成果概要
Child Care Commons:わたしたちの子育てを実現する代替親族のシステム要件の構築[1] CCCの機能要件と社会受容可能性の明確化
2023年度までの進捗状況
1. 概要
本研究開発項目は、プロジェクトの「子育て多様化の背景調査と実践による理論化」を担っています。この研究開発テーマの達成により、「従来の子育てに関する制度を補完するCCCに必要となる機能が明確化されること」となり、プロジェクトの目指す「社会全体で多様な人々が柔軟かつ責任をもって子育てに関わる『わたしたちの子育て』の実現」、ムーンショット目標9で目指す「個人間・集団のコミュニケーション等におけるこころのサポート」に貢献します。この達成に向けては、「子育てを社会全体で行うための具体的な方法や方針を明らかにする」ことが課題となっており、これらの解決を目標とし、2つの具体的課題に取り組みます。
課題1:子育ての実例・専門家の視点からの要件構築
子育てに関わる多様な人へのインタビューや既存の社会制度に関する文献調査を通して、子育てに第三者が関わることの長所・短所について複数の専門領域から検討します。
課題2:CCCに基づく家族関係のテスト
本研究グループ関係者で実際に擬似的CCCを運用し、ロールプレイとテストの反復によって具体的な状況で生じる課題やCCCの利点について仮説を整理します。
2. これまでの主な成果
課題1a:
- A:インタビューによる実態調査
- 養育者とその子、子育て支援提供組織運営者、子育て当事者以外の子育て経験者など合わせて98名にインタビューを実施し、第三者が子どもに関わる受容度合いの幅を明確にしました。

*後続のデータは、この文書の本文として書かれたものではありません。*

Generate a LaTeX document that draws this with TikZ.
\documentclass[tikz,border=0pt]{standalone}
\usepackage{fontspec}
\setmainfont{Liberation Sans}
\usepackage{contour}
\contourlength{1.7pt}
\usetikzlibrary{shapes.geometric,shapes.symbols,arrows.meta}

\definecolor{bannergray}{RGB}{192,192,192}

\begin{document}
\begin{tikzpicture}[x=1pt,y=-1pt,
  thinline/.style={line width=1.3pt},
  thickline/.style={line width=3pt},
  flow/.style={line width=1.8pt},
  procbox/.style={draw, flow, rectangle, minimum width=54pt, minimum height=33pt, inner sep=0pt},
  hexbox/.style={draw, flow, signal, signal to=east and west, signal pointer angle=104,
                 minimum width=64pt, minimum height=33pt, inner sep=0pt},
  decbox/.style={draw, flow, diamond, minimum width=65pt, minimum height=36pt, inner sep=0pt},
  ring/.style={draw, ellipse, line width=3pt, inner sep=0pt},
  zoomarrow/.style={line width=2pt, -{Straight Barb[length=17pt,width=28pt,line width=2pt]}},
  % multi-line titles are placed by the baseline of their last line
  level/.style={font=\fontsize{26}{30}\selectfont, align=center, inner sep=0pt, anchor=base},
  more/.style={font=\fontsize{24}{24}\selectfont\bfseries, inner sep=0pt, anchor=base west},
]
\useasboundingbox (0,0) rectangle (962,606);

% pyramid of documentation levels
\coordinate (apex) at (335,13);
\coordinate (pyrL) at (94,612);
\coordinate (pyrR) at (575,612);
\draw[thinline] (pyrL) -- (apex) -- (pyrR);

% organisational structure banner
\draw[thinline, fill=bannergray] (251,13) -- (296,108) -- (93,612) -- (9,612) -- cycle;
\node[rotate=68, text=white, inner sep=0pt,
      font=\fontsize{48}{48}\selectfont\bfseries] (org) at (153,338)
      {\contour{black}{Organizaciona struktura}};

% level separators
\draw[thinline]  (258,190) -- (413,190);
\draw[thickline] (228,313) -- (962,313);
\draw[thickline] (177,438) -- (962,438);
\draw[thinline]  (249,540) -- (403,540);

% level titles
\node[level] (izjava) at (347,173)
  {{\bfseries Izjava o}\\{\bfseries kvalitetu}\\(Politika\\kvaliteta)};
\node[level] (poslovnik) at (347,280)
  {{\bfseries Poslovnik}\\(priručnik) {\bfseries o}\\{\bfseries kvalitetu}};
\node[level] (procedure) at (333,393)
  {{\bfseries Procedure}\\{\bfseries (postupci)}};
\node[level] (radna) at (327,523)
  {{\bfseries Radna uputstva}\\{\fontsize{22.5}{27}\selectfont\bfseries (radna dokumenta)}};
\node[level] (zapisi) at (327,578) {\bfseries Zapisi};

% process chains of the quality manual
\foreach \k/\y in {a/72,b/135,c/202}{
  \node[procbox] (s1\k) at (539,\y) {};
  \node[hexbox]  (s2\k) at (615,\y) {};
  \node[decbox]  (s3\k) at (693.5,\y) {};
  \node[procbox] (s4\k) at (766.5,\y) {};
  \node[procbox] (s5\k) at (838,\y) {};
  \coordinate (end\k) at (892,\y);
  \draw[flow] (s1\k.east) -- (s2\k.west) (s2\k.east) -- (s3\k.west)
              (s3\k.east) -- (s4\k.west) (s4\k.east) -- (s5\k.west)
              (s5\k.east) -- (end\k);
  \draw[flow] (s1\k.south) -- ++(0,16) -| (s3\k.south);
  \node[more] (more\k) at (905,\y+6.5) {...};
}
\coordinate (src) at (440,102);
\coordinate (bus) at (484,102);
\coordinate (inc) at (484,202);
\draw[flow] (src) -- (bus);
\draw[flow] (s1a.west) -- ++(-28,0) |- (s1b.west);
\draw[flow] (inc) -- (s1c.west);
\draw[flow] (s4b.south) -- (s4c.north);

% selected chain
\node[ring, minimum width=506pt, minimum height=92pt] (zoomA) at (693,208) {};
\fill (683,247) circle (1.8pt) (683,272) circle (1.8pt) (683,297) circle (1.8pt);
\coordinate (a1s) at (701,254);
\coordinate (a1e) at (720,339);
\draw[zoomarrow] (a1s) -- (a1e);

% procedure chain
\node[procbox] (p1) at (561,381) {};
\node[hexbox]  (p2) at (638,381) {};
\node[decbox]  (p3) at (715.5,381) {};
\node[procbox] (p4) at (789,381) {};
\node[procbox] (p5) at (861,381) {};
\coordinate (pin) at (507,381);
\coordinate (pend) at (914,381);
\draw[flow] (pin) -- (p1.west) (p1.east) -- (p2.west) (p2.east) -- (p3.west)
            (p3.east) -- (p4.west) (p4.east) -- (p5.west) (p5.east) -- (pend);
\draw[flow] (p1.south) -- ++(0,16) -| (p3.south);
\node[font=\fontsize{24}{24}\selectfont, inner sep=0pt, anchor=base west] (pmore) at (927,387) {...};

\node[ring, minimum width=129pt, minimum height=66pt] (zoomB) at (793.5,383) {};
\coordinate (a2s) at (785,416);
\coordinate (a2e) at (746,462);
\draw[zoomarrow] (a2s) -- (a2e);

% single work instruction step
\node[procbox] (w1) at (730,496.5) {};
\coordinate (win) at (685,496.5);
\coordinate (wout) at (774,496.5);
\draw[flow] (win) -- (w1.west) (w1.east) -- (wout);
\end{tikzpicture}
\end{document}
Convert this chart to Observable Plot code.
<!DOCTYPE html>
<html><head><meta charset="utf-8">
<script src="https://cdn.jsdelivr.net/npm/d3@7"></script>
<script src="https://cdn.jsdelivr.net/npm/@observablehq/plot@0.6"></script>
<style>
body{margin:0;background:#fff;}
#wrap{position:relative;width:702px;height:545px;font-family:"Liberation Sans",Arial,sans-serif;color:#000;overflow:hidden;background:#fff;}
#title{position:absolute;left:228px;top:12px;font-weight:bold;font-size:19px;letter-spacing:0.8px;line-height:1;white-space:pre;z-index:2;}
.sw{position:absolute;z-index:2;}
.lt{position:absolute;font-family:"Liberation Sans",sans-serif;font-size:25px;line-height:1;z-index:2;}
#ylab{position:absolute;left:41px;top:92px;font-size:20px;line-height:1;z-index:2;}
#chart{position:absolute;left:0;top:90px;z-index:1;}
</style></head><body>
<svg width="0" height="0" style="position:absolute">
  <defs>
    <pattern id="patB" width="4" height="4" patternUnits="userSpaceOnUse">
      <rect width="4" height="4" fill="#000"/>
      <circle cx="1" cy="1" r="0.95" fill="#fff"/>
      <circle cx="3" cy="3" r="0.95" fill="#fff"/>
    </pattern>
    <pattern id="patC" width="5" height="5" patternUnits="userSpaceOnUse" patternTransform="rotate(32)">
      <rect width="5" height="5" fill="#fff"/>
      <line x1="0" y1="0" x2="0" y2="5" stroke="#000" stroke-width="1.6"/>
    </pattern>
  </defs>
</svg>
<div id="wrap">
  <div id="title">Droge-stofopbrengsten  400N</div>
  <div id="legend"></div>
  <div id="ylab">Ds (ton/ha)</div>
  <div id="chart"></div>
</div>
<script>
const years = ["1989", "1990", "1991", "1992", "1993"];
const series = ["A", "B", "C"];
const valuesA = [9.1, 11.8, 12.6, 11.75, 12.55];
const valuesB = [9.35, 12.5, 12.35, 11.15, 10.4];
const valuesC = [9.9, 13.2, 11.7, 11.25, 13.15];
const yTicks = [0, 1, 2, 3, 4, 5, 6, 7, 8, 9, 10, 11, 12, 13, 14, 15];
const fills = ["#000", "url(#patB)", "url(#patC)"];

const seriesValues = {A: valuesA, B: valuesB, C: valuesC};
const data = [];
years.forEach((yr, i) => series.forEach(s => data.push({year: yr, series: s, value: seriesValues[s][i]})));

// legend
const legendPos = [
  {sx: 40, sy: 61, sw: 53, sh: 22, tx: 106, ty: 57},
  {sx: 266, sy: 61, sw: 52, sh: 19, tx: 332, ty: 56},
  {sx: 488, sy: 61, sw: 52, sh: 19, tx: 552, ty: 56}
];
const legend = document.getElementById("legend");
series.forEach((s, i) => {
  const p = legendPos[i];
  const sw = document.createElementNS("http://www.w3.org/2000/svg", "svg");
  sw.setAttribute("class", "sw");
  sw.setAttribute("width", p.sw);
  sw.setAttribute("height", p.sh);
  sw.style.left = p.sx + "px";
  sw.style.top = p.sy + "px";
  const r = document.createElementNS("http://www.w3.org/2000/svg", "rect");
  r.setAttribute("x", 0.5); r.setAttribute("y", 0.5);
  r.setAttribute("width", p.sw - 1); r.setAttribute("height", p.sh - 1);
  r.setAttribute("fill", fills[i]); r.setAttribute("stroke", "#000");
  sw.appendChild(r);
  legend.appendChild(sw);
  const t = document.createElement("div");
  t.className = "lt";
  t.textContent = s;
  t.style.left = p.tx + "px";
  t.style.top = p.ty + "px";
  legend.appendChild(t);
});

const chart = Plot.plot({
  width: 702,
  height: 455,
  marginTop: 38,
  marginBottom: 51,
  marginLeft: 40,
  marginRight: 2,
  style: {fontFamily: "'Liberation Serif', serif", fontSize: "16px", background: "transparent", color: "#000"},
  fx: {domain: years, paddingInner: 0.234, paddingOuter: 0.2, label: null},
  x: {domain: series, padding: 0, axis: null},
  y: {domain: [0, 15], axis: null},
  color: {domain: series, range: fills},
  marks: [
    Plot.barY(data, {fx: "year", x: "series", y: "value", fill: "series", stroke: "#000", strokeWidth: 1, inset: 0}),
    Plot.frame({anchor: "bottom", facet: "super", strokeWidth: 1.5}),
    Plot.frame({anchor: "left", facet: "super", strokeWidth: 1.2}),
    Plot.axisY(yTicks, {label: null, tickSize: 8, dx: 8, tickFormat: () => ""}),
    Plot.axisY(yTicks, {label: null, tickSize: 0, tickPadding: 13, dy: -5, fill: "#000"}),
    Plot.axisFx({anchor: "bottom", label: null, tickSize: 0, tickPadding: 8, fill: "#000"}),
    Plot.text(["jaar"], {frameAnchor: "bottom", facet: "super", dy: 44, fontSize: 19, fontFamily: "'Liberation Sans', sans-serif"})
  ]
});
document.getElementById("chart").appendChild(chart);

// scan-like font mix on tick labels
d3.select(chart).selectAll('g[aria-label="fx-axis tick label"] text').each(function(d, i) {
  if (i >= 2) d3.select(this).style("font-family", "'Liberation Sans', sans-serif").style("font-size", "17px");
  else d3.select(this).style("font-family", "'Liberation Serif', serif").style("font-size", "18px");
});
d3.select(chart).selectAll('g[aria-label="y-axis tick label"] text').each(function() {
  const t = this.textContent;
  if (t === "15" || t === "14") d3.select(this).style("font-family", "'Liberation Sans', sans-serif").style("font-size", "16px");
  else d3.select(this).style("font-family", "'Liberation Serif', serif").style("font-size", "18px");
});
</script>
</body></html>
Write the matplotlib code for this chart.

- B:有識者へのヒアリングとアドバイザリーボードの設置
- 23名の専門家にヒアリングを行い、そのうち発達心理学を専門とするアドバイザーに、CCCのアイデアを共有し、フィードバックを受けました。
- C:大規模Web調査と潜在的参画者判定質問紙の作成
- 0-18歳の子を持つ親1,806名、10-18歳の子1,044名、第三者977名に対してWeb調査を行ない、受容可能性と関連するかかわりの在り方を見出しました。
- D:生物学的観点から見た現在の子育て環境のメリット・デメリットの検証
- ヒト以外の哺乳類との比較を通じて、親以外の第三者が関わることのメリットと問題点・リスクを明確化しました。
課題1b:
- A:代替養育等に関連する文献研究と事例研究
- 文献調査と事例研究に基づき、代替教育/子どものケアへの社会的評価に関わる要素を抽出しました。
- B:文献研究と事例調査を踏まえたCCCの機能要件明確化
- 抽出した要素に基づいて3,900名を対象としたビネット調査を実施し,各要素が「親が子どもを預けたいと思う程度」や「第三者が関わりたいと思う程度」にどの程度関連するのかを検討し、関連する要因を明らかにしました。
課題2:CCCに基づく家族関係のテスト
CCCの事例として、親、子、第三者からなるチーム家族を構成し、CCCに基づく家族関係の構築を試みました。これにより、状況の把握、解釈、介入の決定、実施というCCCの具体的イメージを固めた。また、研究期間のあいだ家族と代替親族の関係について、定期的にインタビューなどをした。さらに、ワークショップ手順の開発にも着手しました。

3. 今後の展開
課題1:CCC機能要件の明確化と潜在的参画者判定システム
作成した調査項目を用いて大規模調査を行ないます。
CCCに求められる機能要件の整理と抽出を行ない、CCCの制度設計と運用における課題と解決策の提言を行ないます。
課題2:CCCに基づく家族関係のテスト
既存の記録ドキュメントに基づき、CCCの実践に必要な役割・指針・問題リストの対応策を改訂するとともに、CCC実施に向けた人づくりや場づくりを含むシナリオ集を作成します。